In 1982, Warner-Jenkinson had tested a membrane separation process on a dye solution that had already been salted out. Warner-Jenkinson, like Hilton Davis, hired Osmonics under a secrecy agreement to perform its test. Osmonics performed the Warner-Jenkinson test in August 1982, one week before it performed the first Hilton Davis test. The Warner-Jenkinson test was not successful, however, because it did not produce a sufficiently pure dye. After the unsuccessful test, Warner-Jenkinson ceased work on filtration of Red Dye # 40 and Yellow Dye # 6 until 1986.
Warner-Jenkinson did not learn of the '746 patent until October 1986, after it had begun commercial use of its ultrafiltration process to purify Red Dye # 40. Hilton Davis learned of Warner-Jenkinson's process in 1989 and sued Warner-Jenkinson for patent infringement in 1991.
After considering extensive evidence offered over nine days, the jury found that the '746 patent was not invalid and that Warner-Jenkinson infringed under the doctrine of equivalents.
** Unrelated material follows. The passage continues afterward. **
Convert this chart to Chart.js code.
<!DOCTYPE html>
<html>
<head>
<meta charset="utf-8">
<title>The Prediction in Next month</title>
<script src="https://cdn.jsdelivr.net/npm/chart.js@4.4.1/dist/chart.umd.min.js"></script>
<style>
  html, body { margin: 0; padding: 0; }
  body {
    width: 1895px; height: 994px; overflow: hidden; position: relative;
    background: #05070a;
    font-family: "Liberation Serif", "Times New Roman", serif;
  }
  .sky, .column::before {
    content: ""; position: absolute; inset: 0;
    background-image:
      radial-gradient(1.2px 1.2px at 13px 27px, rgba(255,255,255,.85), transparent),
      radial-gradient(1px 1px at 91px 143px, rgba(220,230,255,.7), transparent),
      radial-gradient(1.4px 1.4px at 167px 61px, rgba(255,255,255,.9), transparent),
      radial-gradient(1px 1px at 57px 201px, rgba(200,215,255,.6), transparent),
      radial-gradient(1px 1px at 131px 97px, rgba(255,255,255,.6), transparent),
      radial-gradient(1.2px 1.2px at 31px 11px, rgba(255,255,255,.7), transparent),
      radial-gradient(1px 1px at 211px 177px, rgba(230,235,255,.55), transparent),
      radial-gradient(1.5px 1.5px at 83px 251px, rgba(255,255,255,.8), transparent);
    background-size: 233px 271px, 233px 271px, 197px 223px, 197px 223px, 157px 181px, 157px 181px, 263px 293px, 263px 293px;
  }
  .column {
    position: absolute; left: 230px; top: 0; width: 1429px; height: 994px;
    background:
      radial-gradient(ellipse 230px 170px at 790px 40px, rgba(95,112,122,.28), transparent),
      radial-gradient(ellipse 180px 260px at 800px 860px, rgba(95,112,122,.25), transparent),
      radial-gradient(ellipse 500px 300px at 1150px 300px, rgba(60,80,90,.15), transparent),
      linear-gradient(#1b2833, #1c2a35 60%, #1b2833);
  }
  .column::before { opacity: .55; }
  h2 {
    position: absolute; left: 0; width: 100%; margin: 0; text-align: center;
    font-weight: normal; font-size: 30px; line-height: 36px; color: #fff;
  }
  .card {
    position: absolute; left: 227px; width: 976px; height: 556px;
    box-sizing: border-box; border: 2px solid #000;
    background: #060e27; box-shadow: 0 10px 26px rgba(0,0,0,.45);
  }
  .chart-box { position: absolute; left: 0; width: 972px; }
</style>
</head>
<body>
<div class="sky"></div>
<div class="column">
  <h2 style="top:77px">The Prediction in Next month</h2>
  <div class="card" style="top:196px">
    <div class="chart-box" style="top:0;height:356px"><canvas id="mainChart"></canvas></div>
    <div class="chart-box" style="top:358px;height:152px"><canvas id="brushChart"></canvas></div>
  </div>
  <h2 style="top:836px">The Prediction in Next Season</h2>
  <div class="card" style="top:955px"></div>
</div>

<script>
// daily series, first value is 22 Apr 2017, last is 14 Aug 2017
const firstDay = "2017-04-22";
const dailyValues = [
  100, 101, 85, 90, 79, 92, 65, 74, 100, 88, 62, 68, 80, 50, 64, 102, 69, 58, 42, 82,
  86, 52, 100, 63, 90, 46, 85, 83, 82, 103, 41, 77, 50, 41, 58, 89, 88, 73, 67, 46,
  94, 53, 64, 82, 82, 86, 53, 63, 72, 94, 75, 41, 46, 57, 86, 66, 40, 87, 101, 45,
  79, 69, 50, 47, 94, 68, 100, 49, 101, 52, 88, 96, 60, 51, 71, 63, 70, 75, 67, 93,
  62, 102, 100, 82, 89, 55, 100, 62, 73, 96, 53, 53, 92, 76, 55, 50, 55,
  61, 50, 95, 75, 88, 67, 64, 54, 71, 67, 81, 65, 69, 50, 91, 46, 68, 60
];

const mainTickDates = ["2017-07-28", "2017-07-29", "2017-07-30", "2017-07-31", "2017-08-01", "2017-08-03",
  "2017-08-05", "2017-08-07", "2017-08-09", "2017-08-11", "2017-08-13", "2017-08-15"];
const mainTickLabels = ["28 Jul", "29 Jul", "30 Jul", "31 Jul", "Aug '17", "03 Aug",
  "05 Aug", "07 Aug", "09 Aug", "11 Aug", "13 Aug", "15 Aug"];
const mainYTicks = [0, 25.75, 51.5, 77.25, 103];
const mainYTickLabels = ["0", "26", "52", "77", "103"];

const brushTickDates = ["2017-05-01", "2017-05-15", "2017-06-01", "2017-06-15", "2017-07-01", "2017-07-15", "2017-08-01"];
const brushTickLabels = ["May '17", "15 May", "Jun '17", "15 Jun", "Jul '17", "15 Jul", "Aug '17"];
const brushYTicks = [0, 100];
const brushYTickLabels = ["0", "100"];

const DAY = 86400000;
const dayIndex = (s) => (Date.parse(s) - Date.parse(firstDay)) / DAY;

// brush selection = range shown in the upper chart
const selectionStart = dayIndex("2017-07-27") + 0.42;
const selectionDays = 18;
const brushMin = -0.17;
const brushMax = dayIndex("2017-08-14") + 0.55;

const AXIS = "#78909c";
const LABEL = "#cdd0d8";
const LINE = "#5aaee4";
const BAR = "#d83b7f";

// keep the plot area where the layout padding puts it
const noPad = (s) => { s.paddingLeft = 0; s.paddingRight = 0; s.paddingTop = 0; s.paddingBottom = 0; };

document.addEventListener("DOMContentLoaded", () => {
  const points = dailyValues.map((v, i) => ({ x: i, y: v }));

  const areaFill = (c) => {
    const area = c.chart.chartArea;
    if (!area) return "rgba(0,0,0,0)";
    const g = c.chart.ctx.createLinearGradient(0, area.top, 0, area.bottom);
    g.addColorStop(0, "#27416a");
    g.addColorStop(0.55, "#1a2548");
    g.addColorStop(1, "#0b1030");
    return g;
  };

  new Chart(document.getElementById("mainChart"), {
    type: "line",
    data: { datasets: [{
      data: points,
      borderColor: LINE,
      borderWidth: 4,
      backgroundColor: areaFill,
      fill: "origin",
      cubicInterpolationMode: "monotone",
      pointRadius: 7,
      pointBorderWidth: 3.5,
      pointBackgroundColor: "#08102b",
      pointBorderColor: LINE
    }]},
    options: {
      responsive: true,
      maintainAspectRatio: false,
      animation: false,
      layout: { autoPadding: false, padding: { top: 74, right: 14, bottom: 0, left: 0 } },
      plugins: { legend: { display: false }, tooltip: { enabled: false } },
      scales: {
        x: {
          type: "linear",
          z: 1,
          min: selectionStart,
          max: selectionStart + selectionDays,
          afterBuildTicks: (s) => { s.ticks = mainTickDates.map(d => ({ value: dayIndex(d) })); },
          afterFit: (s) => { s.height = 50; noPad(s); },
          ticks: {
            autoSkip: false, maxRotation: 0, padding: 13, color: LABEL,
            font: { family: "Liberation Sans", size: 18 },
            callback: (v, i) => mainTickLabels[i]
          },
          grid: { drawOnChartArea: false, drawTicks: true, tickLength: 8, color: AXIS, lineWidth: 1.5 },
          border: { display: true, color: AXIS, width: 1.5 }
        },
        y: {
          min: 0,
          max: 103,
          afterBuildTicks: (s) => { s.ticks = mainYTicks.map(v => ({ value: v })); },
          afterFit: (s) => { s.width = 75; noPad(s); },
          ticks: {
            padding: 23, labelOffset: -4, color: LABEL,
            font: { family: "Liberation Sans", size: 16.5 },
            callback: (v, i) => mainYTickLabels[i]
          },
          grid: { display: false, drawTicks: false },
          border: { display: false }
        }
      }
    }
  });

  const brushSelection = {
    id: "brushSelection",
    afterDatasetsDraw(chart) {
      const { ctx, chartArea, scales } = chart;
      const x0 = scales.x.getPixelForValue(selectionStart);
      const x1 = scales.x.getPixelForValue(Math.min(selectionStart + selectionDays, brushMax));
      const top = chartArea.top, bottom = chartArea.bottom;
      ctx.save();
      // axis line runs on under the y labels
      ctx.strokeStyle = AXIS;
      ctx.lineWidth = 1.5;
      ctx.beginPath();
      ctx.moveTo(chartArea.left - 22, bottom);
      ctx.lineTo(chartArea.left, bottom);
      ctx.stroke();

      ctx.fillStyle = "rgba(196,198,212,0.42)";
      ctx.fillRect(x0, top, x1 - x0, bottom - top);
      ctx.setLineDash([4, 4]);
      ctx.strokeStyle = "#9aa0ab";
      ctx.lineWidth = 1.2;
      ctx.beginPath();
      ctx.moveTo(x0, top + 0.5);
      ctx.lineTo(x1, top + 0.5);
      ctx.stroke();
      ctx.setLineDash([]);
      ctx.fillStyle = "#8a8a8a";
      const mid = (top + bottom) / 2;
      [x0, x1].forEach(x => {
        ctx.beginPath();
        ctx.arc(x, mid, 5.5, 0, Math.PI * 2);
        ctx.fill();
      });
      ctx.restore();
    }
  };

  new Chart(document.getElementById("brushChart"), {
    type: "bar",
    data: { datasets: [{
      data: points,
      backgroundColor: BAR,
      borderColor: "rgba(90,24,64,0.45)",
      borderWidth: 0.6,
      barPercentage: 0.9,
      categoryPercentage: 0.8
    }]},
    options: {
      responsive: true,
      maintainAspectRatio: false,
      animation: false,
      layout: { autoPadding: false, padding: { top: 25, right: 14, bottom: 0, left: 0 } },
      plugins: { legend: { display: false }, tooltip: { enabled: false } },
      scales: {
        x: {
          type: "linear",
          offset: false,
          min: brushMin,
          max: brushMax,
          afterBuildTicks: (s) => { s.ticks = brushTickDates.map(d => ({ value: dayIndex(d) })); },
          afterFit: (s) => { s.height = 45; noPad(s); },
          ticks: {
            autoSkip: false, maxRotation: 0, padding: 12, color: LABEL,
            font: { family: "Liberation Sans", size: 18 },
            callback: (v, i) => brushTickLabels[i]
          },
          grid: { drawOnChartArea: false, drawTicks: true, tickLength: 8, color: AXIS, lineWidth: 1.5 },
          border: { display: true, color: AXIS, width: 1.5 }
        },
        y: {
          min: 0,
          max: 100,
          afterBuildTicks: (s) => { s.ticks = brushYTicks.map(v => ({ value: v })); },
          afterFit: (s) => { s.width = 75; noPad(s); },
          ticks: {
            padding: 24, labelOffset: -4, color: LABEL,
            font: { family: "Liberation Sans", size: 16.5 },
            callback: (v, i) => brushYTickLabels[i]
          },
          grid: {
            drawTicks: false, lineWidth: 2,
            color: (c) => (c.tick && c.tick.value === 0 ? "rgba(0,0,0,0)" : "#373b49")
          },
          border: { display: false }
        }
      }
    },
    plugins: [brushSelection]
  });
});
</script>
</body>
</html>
The jury found that Warner-Jenkinson did not willfully infringe, however, and awarded only 20% of Hilton Davis' request in damages. The district court then denied Warner-Jenkinson's post-trial motions, and entered a permanent injunction prohibiting Warner-Jenkinson from practicing ultrafiltration except at pressures above 500 p.s.i.g. and pHs above 9.01.
Warner-Jenkinson appealed the infringement and validity findings. After a panel of this court heard oral argument on July 9, 1993, the court en banc decided to rehear the appeal to consider the important issues raised concerning the doctrine of equivalents. This court asked the parties to brief three questions:
1. Does a finding of infringement under the doctrine of equivalents require anything in addition to proof of the facts that there are the same or substantially the same (a) function, (b) way, and (c) result, the so-called triple identity test of Graver Tank [ & Manufacturing Co.] v. Linde Air Products Co., 339 U.S. 605 [70 S.Ct. 854, 94 L.Ed. 1097] (1950), and cases relied on therein? If yes, what?